■ **Problem statement**:
Each line of the listing must be transcribed exactly, except for the images, which should be excluded.
----
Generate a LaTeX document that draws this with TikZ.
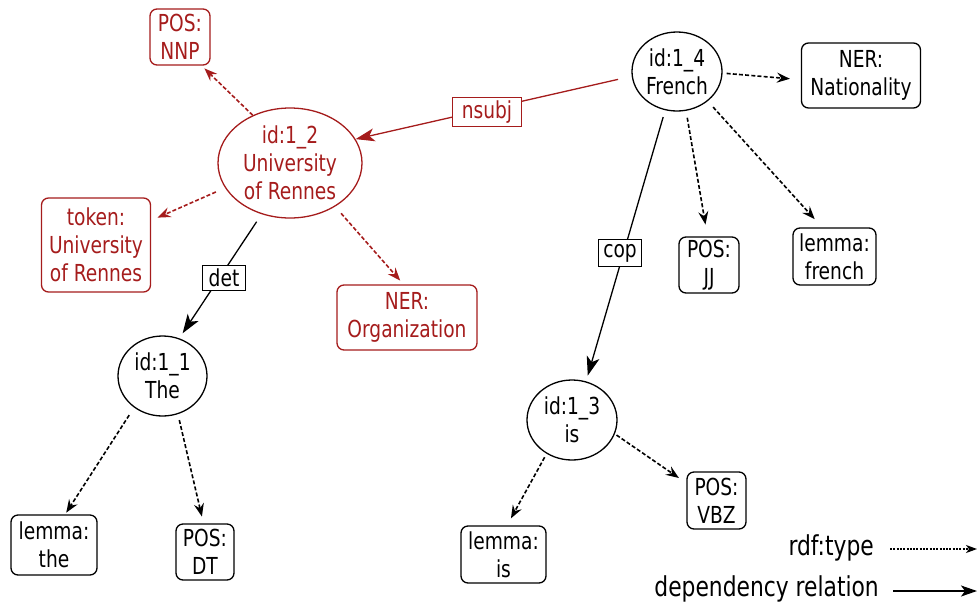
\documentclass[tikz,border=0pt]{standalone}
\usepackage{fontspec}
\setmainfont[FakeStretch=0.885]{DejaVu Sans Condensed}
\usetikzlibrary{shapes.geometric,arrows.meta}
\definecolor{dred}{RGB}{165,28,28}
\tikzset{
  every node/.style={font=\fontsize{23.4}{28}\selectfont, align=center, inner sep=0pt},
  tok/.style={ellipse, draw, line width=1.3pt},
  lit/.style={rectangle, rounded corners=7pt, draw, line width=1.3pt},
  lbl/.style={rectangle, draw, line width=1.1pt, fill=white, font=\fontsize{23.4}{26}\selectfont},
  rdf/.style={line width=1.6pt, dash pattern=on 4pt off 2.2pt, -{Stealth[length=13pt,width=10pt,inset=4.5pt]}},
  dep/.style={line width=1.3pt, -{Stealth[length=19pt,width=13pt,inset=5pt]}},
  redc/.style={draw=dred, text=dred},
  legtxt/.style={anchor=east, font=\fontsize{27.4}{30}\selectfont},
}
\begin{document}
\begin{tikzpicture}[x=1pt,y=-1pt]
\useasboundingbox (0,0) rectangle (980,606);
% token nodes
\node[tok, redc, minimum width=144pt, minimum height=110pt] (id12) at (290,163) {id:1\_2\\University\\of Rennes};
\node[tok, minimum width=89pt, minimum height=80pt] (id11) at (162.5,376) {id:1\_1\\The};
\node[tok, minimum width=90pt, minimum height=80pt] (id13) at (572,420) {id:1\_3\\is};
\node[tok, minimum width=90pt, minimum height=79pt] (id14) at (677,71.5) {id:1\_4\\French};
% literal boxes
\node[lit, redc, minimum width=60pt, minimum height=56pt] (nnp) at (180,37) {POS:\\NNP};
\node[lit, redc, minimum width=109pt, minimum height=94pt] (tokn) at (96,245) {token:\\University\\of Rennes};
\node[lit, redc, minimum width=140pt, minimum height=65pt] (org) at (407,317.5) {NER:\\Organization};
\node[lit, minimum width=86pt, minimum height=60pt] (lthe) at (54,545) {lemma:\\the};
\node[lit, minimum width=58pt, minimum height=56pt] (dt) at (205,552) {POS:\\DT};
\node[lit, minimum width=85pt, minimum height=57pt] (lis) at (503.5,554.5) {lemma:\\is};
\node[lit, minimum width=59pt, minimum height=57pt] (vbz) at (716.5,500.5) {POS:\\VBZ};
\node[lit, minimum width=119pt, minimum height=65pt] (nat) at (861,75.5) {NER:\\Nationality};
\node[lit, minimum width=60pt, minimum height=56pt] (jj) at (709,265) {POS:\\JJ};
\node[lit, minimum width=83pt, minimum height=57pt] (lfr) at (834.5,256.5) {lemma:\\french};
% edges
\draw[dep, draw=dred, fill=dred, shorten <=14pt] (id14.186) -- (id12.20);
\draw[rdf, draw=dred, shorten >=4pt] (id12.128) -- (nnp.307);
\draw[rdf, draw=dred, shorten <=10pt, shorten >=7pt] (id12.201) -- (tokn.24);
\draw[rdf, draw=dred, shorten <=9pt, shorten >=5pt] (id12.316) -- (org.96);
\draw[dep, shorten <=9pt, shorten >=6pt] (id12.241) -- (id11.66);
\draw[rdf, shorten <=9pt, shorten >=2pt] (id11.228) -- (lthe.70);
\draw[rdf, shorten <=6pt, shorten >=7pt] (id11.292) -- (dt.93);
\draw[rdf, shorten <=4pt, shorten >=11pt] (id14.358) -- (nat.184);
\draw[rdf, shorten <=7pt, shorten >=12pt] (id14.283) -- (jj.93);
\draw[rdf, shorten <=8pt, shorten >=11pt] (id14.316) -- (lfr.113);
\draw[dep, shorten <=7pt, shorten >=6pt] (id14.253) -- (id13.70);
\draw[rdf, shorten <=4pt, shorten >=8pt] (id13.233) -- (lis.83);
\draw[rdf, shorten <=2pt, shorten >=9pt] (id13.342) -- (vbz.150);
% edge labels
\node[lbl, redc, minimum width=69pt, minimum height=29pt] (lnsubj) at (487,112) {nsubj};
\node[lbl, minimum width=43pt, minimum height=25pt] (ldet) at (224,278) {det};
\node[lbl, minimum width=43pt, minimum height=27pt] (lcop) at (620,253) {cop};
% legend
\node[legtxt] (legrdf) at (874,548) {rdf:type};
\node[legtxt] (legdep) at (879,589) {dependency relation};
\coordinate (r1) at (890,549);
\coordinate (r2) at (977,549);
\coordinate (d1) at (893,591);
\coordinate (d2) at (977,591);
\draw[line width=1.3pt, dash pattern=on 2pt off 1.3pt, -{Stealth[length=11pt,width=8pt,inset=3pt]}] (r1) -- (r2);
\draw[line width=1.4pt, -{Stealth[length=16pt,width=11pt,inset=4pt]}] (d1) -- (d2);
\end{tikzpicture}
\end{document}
----
■ **Written answer**:
Generate a LaTeX document that draws this with TikZ.
\documentclass[tikz,border=0pt]{standalone}
\usepackage{fontspec}
\setmainfont[FakeStretch=0.885]{DejaVu Sans Condensed}
\usetikzlibrary{shapes.geometric,arrows.meta}
\definecolor{dred}{RGB}{165,28,28}
\tikzset{
  every node/.style={font=\fontsize{23.4}{28}\selectfont, align=center, inner sep=0pt},
  tok/.style={ellipse, draw, line width=1.3pt},
  lit/.style={rectangle, rounded corners=7pt, draw, line width=1.3pt},
  lbl/.style={rectangle, draw, line width=1.1pt, fill=white, font=\fontsize{23.4}{26}\selectfont},
  rdf/.style={line width=1.6pt, dash pattern=on 4pt off 2.2pt, -{Stealth[length=13pt,width=10pt,inset=4.5pt]}},
  dep/.style={line width=1.3pt, -{Stealth[length=19pt,width=13pt,inset=5pt]}},
  redc/.style={draw=dred, text=dred},
  legtxt/.style={anchor=east, font=\fontsize{27.4}{30}\selectfont},
}
\begin{document}
\begin{tikzpicture}[x=1pt,y=-1pt]
\useasboundingbox (0,0) rectangle (980,606);
% token nodes
\node[tok, redc, minimum width=144pt, minimum height=110pt] (id12) at (290,163) {id:1\_2\\University\\of Rennes};
\node[tok, minimum width=89pt, minimum height=80pt] (id11) at (162.5,376) {id:1\_1\\The};
\node[tok, minimum width=90pt, minimum height=80pt] (id13) at (572,420) {id:1\_3\\is};
\node[tok, minimum width=90pt, minimum height=79pt] (id14) at (677,71.5) {id:1\_4\\French};
% literal boxes
\node[lit, redc, minimum width=60pt, minimum height=56pt] (nnp) at (180,37) {POS:\\NNP};
\node[lit, redc, minimum width=109pt, minimum height=94pt] (tokn) at (96,245) {token:\\University\\of Rennes};
\node[lit, redc, minimum width=140pt, minimum height=65pt] (org) at (407,317.5) {NER:\\Organization};
\node[lit, minimum width=86pt, minimum height=60pt] (lthe) at (54,545) {lemma:\\the};
\node[lit, minimum width=58pt, minimum height=56pt] (dt) at (205,552) {POS:\\DT};
\node[lit, minimum width=85pt, minimum height=57pt] (lis) at (503.5,554.5) {lemma:\\is};
\node[lit, minimum width=59pt, minimum height=57pt] (vbz) at (716.5,500.5) {POS:\\VBZ};
\node[lit, minimum width=119pt, minimum height=65pt] (nat) at (861,75.5) {NER:\\Nationality};
\node[lit, minimum width=60pt, minimum height=56pt] (jj) at (709,265) {POS:\\JJ};
\node[lit, minimum width=83pt, minimum height=57pt] (lfr) at (834.5,256.5) {lemma:\\french};
% edges
\draw[dep, draw=dred, fill=dred, shorten <=14pt] (id14.186) -- (id12.20);
\draw[rdf, draw=dred, shorten >=4pt] (id12.128) -- (nnp.307);
\draw[rdf, draw=dred, shorten <=10pt, shorten >=7pt] (id12.201) -- (tokn.24);
\draw[rdf, draw=dred, shorten <=9pt, shorten >=5pt] (id12.316) -- (org.96);
\draw[dep, shorten <=9pt, shorten >=6pt] (id12.241) -- (id11.66);
\draw[rdf, shorten <=9pt, shorten >=2pt] (id11.228) -- (lthe.70);
\draw[rdf, shorten <=6pt, shorten >=7pt] (id11.292) -- (dt.93);
\draw[rdf, shorten <=4pt, shorten >=11pt] (id14.358) -- (nat.184);
\draw[rdf, shorten <=7pt, shorten >=12pt] (id14.283) -- (jj.93);
\draw[rdf, shorten <=8pt, shorten >=11pt] (id14.316) -- (lfr.113);
\draw[dep, shorten <=7pt, shorten >=6pt] (id14.253) -- (id13.70);
\draw[rdf, shorten <=4pt, shorten >=8pt] (id13.233) -- (lis.83);
\draw[rdf, shorten <=2pt, shorten >=9pt] (id13.342) -- (vbz.150);
% edge labels
\node[lbl, redc, minimum width=69pt, minimum height=29pt] (lnsubj) at (487,112) {nsubj};
\node[lbl, minimum width=43pt, minimum height=25pt] (ldet) at (224,278) {det};
\node[lbl, minimum width=43pt, minimum height=27pt] (lcop) at (620,253) {cop};
% legend
\node[legtxt] (legrdf) at (874,548) {rdf:type};
\node[legtxt] (legdep) at (879,589) {dependency relation};
\coordinate (r1) at (890,549);
\coordinate (r2) at (977,549);
\coordinate (d1) at (893,591);
\coordinate (d2) at (977,591);
\draw[line width=1.3pt, dash pattern=on 2pt off 1.3pt, -{Stealth[length=11pt,width=8pt,inset=3pt]}] (r1) -- (r2);
\draw[line width=1.4pt, -{Stealth[length=16pt,width=11pt,inset=4pt]}] (d1) -- (d2);
\end{tikzpicture}
\end{document}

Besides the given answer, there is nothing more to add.